Some countries ceased QE last year, eg, New Zealand in July, and are now going the reverse and reducing their bond holdings.

@soix  well we can ask you a few questions on something I might have an idea about. First off do you know how many days worth of food supply the world has at any given time? Do you know how big of percentage of the food supply comes from the Ukraine? Do you know how many countries are net food exporters? When you answer those you will understand what a big deal it is if there is a crop disruption in the Ukraine. There is a difference in not being able to afford gas and not being able to buy food. People are so far past even thinking that there food doesn't get made in the super market it is scary.  Now secondly if I am so simple what percentage did your net worth rise the last two year? 

 

Regards

A key purpose of Central Banks raising interest rates is to tame inflation. But macroeconomic measures are akin to turning an oil tanker - they take time to have an effect. Rate rises also tend to have the effect of strengthening the currency, making imports more expensive. Currency markets react much faster than consumer price setters do. In a globalised economy exchange rates are heavily influenced by what other players do. So for example, the Euro fell against the Dollar recently because the ECB did not mirror the FED's actions. The indications now are that the ECB will begin raising rates, so that will affect the Euro dollar exchange rate. In any event, consumer price inflation has happened for a whole host of reasons - supply chain shortages, labour shortages, winding down of quantitative easing etc. In short, I would not expect interest rates in and of them selves to have any appreciable effect on the price of hi fi.

@retiredfarmer 

 

No need for unverifiable phallic measuring contests about whose net worth moved more during a pretty narrow timeframe. You guessed right on real estate and gold during that window. You are also fortunate that the Canadian dollar tracks so nicely with the US dollar. Rather than searching for someone to admire the paper gains you seem to be enjoying, you are hopefully implementing a strategy to secure and hedge against the coming unwind of Canadian real estate gains pushed (until recently) by the arms open policy toward the monied class of China so prevalent in Canada in recent years. 
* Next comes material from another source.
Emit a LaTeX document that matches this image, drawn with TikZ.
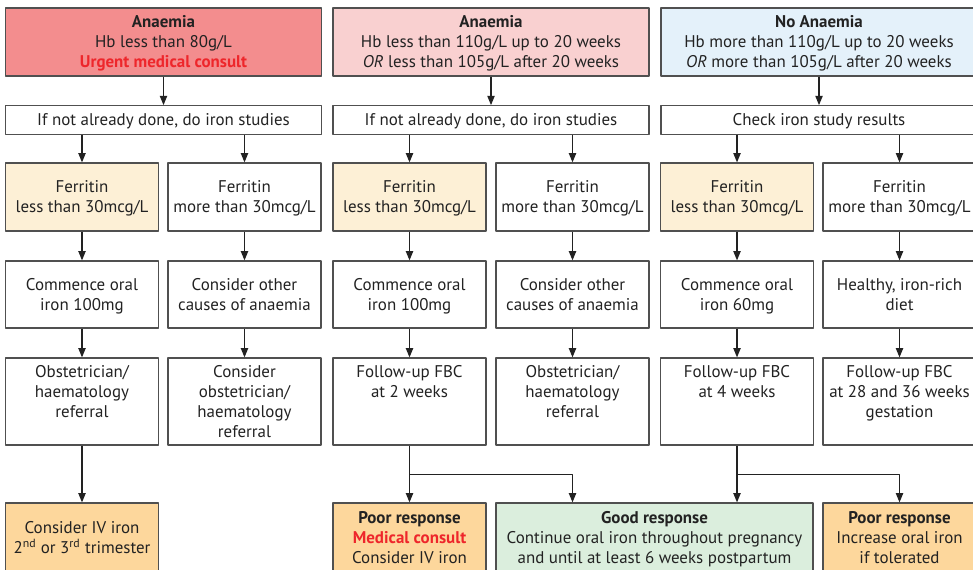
\documentclass[tikz,border=0pt]{standalone}
\usepackage{fontspec}
\setmainfont{PT Sans}
\usetikzlibrary{arrows.meta}

\definecolor{urgent}{HTML}{F38D8E}
\definecolor{pinkfill}{HTML}{F9D0D0}
\definecolor{bluefill}{HTML}{E4F1FA}
\definecolor{creamfill}{HTML}{FDF0D6}
\definecolor{orangefill}{HTML}{FDD79C}
\definecolor{greenfill}{HTML}{DBEEDD}
\definecolor{alertred}{HTML}{EE262B}
\definecolor{boxline}{HTML}{505050}
\definecolor{ink}{HTML}{222222}

\newcommand{\blank}{\\\mbox{}}

\begin{document}
\begin{tikzpicture}[x=0.75pt,y=-0.75pt,line join=round,
  box/.style={draw=boxline,line width=0.9pt,fill=white,align=center,inner sep=0pt,
    text=ink,font=\fontsize{12.7}{15}\selectfont,text depth=0.5pt},
  narrow/.style={minimum width=114.75pt},
  wide/.style={minimum width=237pt},
  arr/.style={draw=ink,line width=0.9pt,-{Triangle[length=7pt,width=5.5pt]}}]
  \useasboundingbox (0,0) rectangle (973,570);
  % top row
  \node[box,wide,fill=urgent,minimum height=51pt] (topA) at (163.5,42)
    {\textbf{Anaemia}\\Hb less than 80g/L\\\textcolor{alertred}{\textbf{Urgent medical consult}}};
  \node[box,wide,fill=pinkfill,minimum height=51pt] (topB) at (491,42)
    {\textbf{Anaemia}\\Hb less than 110g/L up to 20 weeks\\\textit{OR} less than 105g/L after 20 weeks};
  \node[box,wide,fill=bluefill,minimum height=51pt] (topC) at (819,42)
    {\textbf{No Anaemia}\\Hb more than 110g/L up to 20 weeks\\\textit{OR} more than 105g/L after 20 weeks};
  % iron studies
  \node[box,wide,minimum height=21.4pt] (studyA) at (163.5,120) {If not already done, do iron studies};
  \node[box,wide,minimum height=21.4pt] (studyB) at (491,120) {If not already done, do iron studies};
  \node[box,wide,minimum height=21.4pt] (studyC) at (819,120) {Check iron study results};
  % ferritin
  \node[box,narrow,fill=creamfill,minimum height=51pt] (ferA1) at (82,197) {Ferritin\\less than 30mcg/L};
  \node[box,narrow,minimum height=51pt] (ferA2) at (244.5,197) {Ferritin\\more than 30mcg/L};
  \node[box,narrow,fill=creamfill,minimum height=51pt] (ferB1) at (409.5,197) {Ferritin\\less than 30mcg/L};
  \node[box,narrow,minimum height=51pt] (ferB2) at (572.5,197) {Ferritin\\more than 30mcg/L};
  \node[box,narrow,fill=creamfill,minimum height=51pt] (ferC1) at (737,197) {Ferritin\\less than 30mcg/L};
  \node[box,narrow,minimum height=51pt] (ferC2) at (899.5,197) {Ferritin\\more than 30mcg/L};
  % actions
  \node[box,narrow,minimum height=50.25pt] (actA1) at (82,294.5) {Commence oral\\iron 100mg};
  \node[box,narrow,minimum height=50.25pt] (actA2) at (244.5,294.5) {Consider other\\causes of anaemia};
  \node[box,narrow,minimum height=50.25pt] (actB1) at (409.5,294.5) {Commence oral\\iron 100mg};
  \node[box,narrow,minimum height=50.25pt] (actB2) at (572.5,294.5) {Consider other\\causes of anaemia};
  \node[box,narrow,minimum height=50.25pt] (actC1) at (737,294.5) {Commence oral\\iron 60mg};
  \node[box,narrow,minimum height=50.25pt] (actC2) at (899.5,294.5) {Healthy, iron-rich\\diet};
  % follow-up
  \node[box,narrow,minimum height=65.25pt] (fupA1) at (82,401.5) {Obstetrician/\\haematology\\referral\blank};
  \node[box,narrow,minimum height=65.25pt] (fupA2) at (244.5,401.5) {Consider\\obstetrician/\\haematology\\referral};
  \node[box,narrow,minimum height=65.25pt] (fupB1) at (409.5,401.5) {Follow-up FBC\\at 2 weeks\blank\blank};
  \node[box,narrow,minimum height=65.25pt] (fupB2) at (572.5,401.5) {Obstetrician/\\haematology\\referral\blank};
  \node[box,narrow,minimum height=65.25pt] (fupC1) at (737,401.5) {Follow-up FBC\\at 4 weeks\blank\blank};
  \node[box,narrow,minimum height=65.25pt] (fupC2) at (899.5,401.5) {Follow-up FBC\\at 28 and 36 weeks\\gestation\blank};
  % outcomes
  \node[box,narrow,fill=orangefill,minimum height=52.5pt] (ivA) at (82,538)
    {Consider IV iron\\2\textsuperscript{nd} or 3\textsuperscript{rd} trimester};
  \node[box,narrow,fill=orangefill,minimum height=52.5pt] (poorB) at (409.5,538)
    {\textbf{Poor response}\\\textcolor{alertred}{\textbf{Medical consult}}\\Consider IV iron};
  \node[box,fill=greenfill,minimum width=237.75pt,minimum height=52.5pt] (good) at (654.5,538)
    {\textbf{Good response}\\Continue oral iron throughout pregnancy\\and until at least 6 weeks postpartum};
  \node[box,narrow,fill=orangefill,minimum height=52.5pt] (poorC) at (899.5,538)
    {\textbf{Poor response}\\Increase oral iron\\if tolerated};
  % connectors
  \draw[arr] (topA) -- (studyA);
  \draw[arr] (topB) -- (studyB);
  \draw[arr] (topC) -- (studyC);
  \foreach \s/\a/\b in {A/A1/A2,B/B1/B2,C/C1/C2} {
    \draw[arr] (study\s.south -| fer\a.north) -- (fer\a);
    \draw[arr] (study\s.south -| fer\b.north) -- (fer\b);
  }
  \foreach \c in {A1,A2,B1,B2,C1,C2} {
    \draw[arr] (fer\c) -- (act\c);
    \draw[arr] (act\c) -- (fup\c);
  }
  \draw[arr] (fupA1) -- (ivA);
  \draw[arr] (fupB1) -- (poorB);
  \draw[arr] (fupB1.south) ++(0,29) -| (good.north -| fupB2.south);
  \draw[arr] (fupC1.south) -- (good.north -| fupC1.south);
  \draw[arr] (fupC1.south) ++(0,29) -| (poorC);
\end{tikzpicture}
\end{document}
Gold was not a great investment during the pandemic. It was not awful, but it and silver until recently totally under-performed. Real estate did well due to lack of supply caused by a whole host of issues in some countries, not just pandemic or China, but general immigration, zoning blocking construction, policies that provided "false" affordability, etc. However, in some countries, said real-estate is declining (Canada for instance), and could be headed for correction leaving those most vulnerable to holding assets worth less than the debt they hold against that asset. It’s the 80’s all over again. People 8+ year into ownership with mortgages worth more than the house. It’s fine if you can weather it for another 10 year.